The network deploys end-to-end encryption — Secure Sockets Layer, IP Security, Microsoft Active Directory, Triple Data Encryption and other security protocols — that can be customized depending on whether the application is on a device in a moving vehicle or at a stationary location, he said.
“All the same folks who supported the wired network were involved in the wireless network and brought all of the same best practices,” Snodgrass said. “I really feel that we are just a wireless extension of the wired network and that has helped to make us more efficient.”
As municipalities anticipate more radio spectrum to be dedicated to public safety, officials are wondering how they can best use broadband for voice and data so they don’t need to manage two separate networks, said Steven Cooperman, vice president of business development at Northrop Grumman.
Meanwhile, DISA researchers have updated the STIG document that offers guidance for mobile wireless and is working on guidelines for remote access, said Peter Zarrella, an engineer for technology reconnaissance at DISA.
The guidelines take into account almost any type of connection a person would make remotely. “It is a matrix approach, depending on the topology — Wi-Fi, cellular, digital-subscriber line or cable modem” he said.
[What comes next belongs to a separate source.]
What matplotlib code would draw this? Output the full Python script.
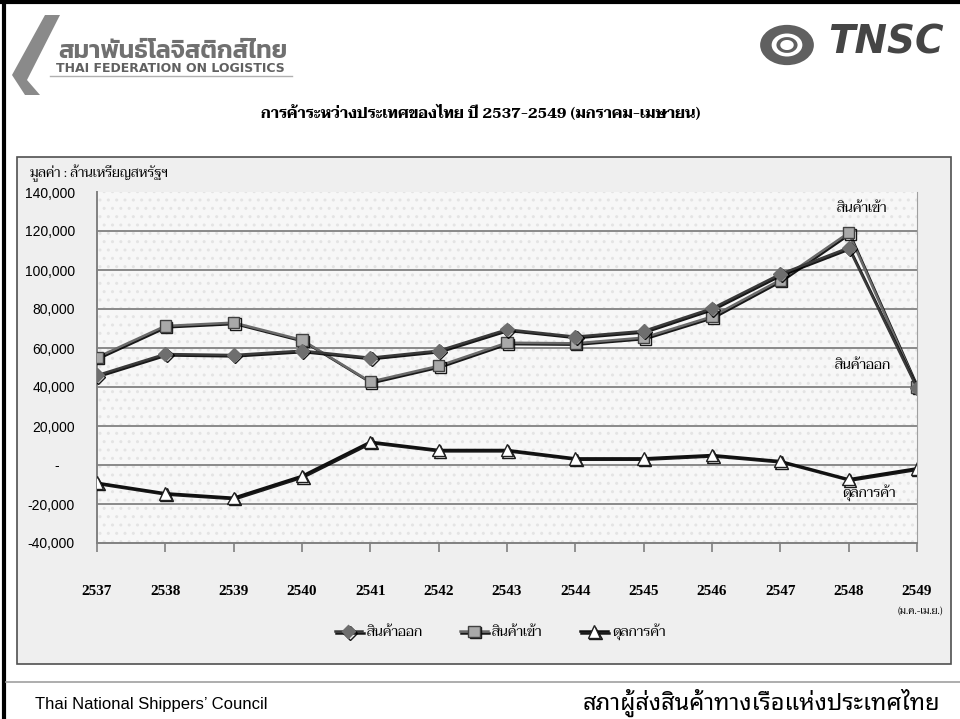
import matplotlib
matplotlib.use("Agg")
import matplotlib.pyplot as plt
import matplotlib.patheffects as pe
from matplotlib.patches import Rectangle, Wedge, Polygon

# ---- data ----
years = ["2537", "2538", "2539", "2540", "2541", "2542", "2543",
         "2544", "2545", "2546", "2547", "2548", "2549"]
exports = [46000, 56900, 56400, 58600, 55000, 58600, 69500,
           65800, 68700, 80300, 97900, 111400, 39500]
imports = [55200, 71300, 73000, 64100, 42700, 50800, 62700,
           62400, 65300, 76100, 94900, 119100, 40000]
balance = [-9100, -14500, -16800, -5600, 11900, 7700, 7700,
           3400, 3400, 5100, 2000, -7300, -1700]
yticks = [-40000, -20000, 0, 20000, 40000, 60000, 80000, 100000, 120000, 140000]
ytick_labels = ["-40,000", "-20,000", "-    ", "20,000", "40,000", "60,000",
                "80,000", "100,000", "120,000", "140,000"]
series_names = ["สินค้าออก", "สินค้าเข้า", "ดุลการค้า"]

SERIF = ["Taviraj", "DejaVu Sans"]
SANS = ["Noto Sans Thai Looped", "DejaVu Sans"]
LOGO = ["Kanit", "DejaVu Sans"]

W, H = 960, 719
fig = plt.figure(figsize=(W / 100, H / 100), dpi=100)

def fx(x):
    return x / W

def fy(y):
    return 1 - y / H

fig.add_artist(plt.Line2D([fx(4), fx(4)], [0, 1], color="black", lw=3, transform=fig.transFigure))
fig.add_artist(plt.Line2D([0, 1], [fy(1.5), fy(1.5)], color="black", lw=3, transform=fig.transFigure))
fig.add_artist(plt.Line2D([fx(6), 1], [fy(682), fy(682)], color="#a0a0a0", lw=1.2, transform=fig.transFigure))

fig.add_artist(Rectangle((fx(17), fy(664)), fx(951) - fx(17), fy(157) - fy(664),
                         transform=fig.transFigure, facecolor="#efefef",
                         edgecolor="#505050", lw=1.2, zorder=0))

ax = fig.add_axes([fx(97), fy(543), fx(917) - fx(97), fy(192) - fy(543)])
ax.set_facecolor("#f7f7f7")
ax.add_patch(Rectangle((0, 0), 1, 1, transform=ax.transAxes, facecolor="none",
                       edgecolor="#e4e4e4", hatch="..", lw=0, zorder=0))
x = list(range(len(years)))
ax.set_xlim(0, len(years) - 1)
ax.set_ylim(-40000, 140000)
for v in yticks[1:-1]:
    ax.axhline(v, color="#8a8a8a", lw=1.4, zorder=1)

shadow = [pe.SimpleLineShadow(offset=(1, -1), shadow_color="black", alpha=0.9), pe.Normal()]
l1, = ax.plot(x, exports, color="#3a3a3a", lw=1.8, marker="D", ms=7, mfc="#6e6e6e",
              mec="#6e6e6e", path_effects=shadow, zorder=4, label=series_names[0])
l2, = ax.plot(x, imports, color="#6a6a6a", lw=1.8, marker="s", ms=8, mfc="#a9a9a9",
              mec="#404040", mew=1, path_effects=shadow, zorder=3, label=series_names[1])
l3, = ax.plot(x, balance, color="#101010", lw=1.8, marker="^", ms=9, mfc="white",
              mec="#202020", mew=1, path_effects=shadow, zorder=3, label=series_names[2])

ax.set_yticks(yticks)
ax.set_yticklabels(ytick_labels, fontsize=10, family="Liberation Sans")
ax.tick_params(axis="y", length=0, pad=16)
ax.set_xticks(x)
ax.set_xticklabels(years, fontsize=11, family="Liberation Serif", fontweight="bold")
ax.tick_params(axis="x", length=6.5, width=1.2, color="#808080", pad=24, direction="out")
for s in ["left", "bottom"]:
    ax.spines[s].set_color("#808080")
    ax.spines[s].set_linewidth(1.4)
ax.spines["right"].set_color("#a0a0a0")
ax.spines["top"].set_visible(False)

ax.text(11.2, 131500, "สินค้าเข้า", family=SERIF, fontsize=10, ha="center", va="center")
ax.text(11.2, 51300, "สินค้าออก", family=SERIF, fontsize=10, ha="center", va="center")
ax.text(11.3, -14000, "ดุลการค้า", family=SERIF, fontsize=10, ha="center", va="center")

fig.text(fx(30), fy(173), "มูลค่า : ล้านเหรียญสหรัฐฯ", family=SERIF, fontsize=9.5, va="center")
fig.text(fx(920), fy(612), "(ม.ค.-เม.ย.)", family=SERIF, fontsize=7, ha="center", va="center")

fig.legend(handles=[l1, l2, l3], loc="center", bbox_to_anchor=(fx(500), fy(632)),
           ncol=3, frameon=False, prop={"family": SERIF, "size": 10},
           handlelength=2, columnspacing=2.7, handletextpad=0.3)

fig.text(fx(481), fy(113), "การค้าระหว่างประเทศของไทย ปี 2537-2549 (มกราคม-เมษายน)",
         family=SERIF, fontsize=10.8, fontweight="bold", ha="center", va="center")

fig.add_artist(Polygon([[fx(12), fy(75)], [fx(45), fy(15)], [fx(60), fy(15)], [fx(27), fy(80)], [fx(40), fy(95)], [fx(25), fy(95)]],
                       closed=True, transform=fig.transFigure, facecolor="#8a8a8a", edgecolor="none"))
fig.text(fx(58), fy(52), "สมาพันธ์โลจิสติกส์ไทย", family=LOGO, fontsize=18, fontweight="semibold",
         color="#707070", va="center")
fig.text(fx(56), fy(68), "THAI FEDERATION ON LOGISTICS", family="DejaVu Sans", fontsize=9,
         fontweight="bold", color="#606060", va="center")
fig.add_artist(plt.Line2D([fx(50), fx(292)], [fy(76), fy(76)], color="#b0b0b0", lw=1, transform=fig.transFigure))

fig.add_artist(Wedge((fx(787), fy(45)), 0.028, 0, 360, width=0.012, transform=fig.transFigure,
                     facecolor="#606060", edgecolor="none"))
fig.add_artist(Wedge((fx(787), fy(45)), 0.011, 0, 360, width=0.004, transform=fig.transFigure,
                     facecolor="#606060", edgecolor="none"))
fig.text(fx(828), fy(43), "TNSC", family="DejaVu Sans", fontsize=28, fontweight="bold",
         style="italic", color="#454545", va="center")

fig.text(fx(35), fy(705), "Thai National Shippers’ Council", family="Liberation Sans",
         fontsize=12, va="center")
fig.text(fx(940), fy(703), "สภาผู้ส่งสินค้าทางเรือแห่งประเทศไทย", family=SANS, fontsize=17,
         ha="right", va="center")

fig.savefig("out.png", dpi=100)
People often do not know what level of security they might have at a hotel or conference. “So setting the guidelines of what level of encryption needs to be used with the different types of products on the market is key,” Zarrella said. “The remote access policy that is under development right now is a big enabler for all of DOD. And hopefully the whole dot-gov [community] will be doing some work in that area.”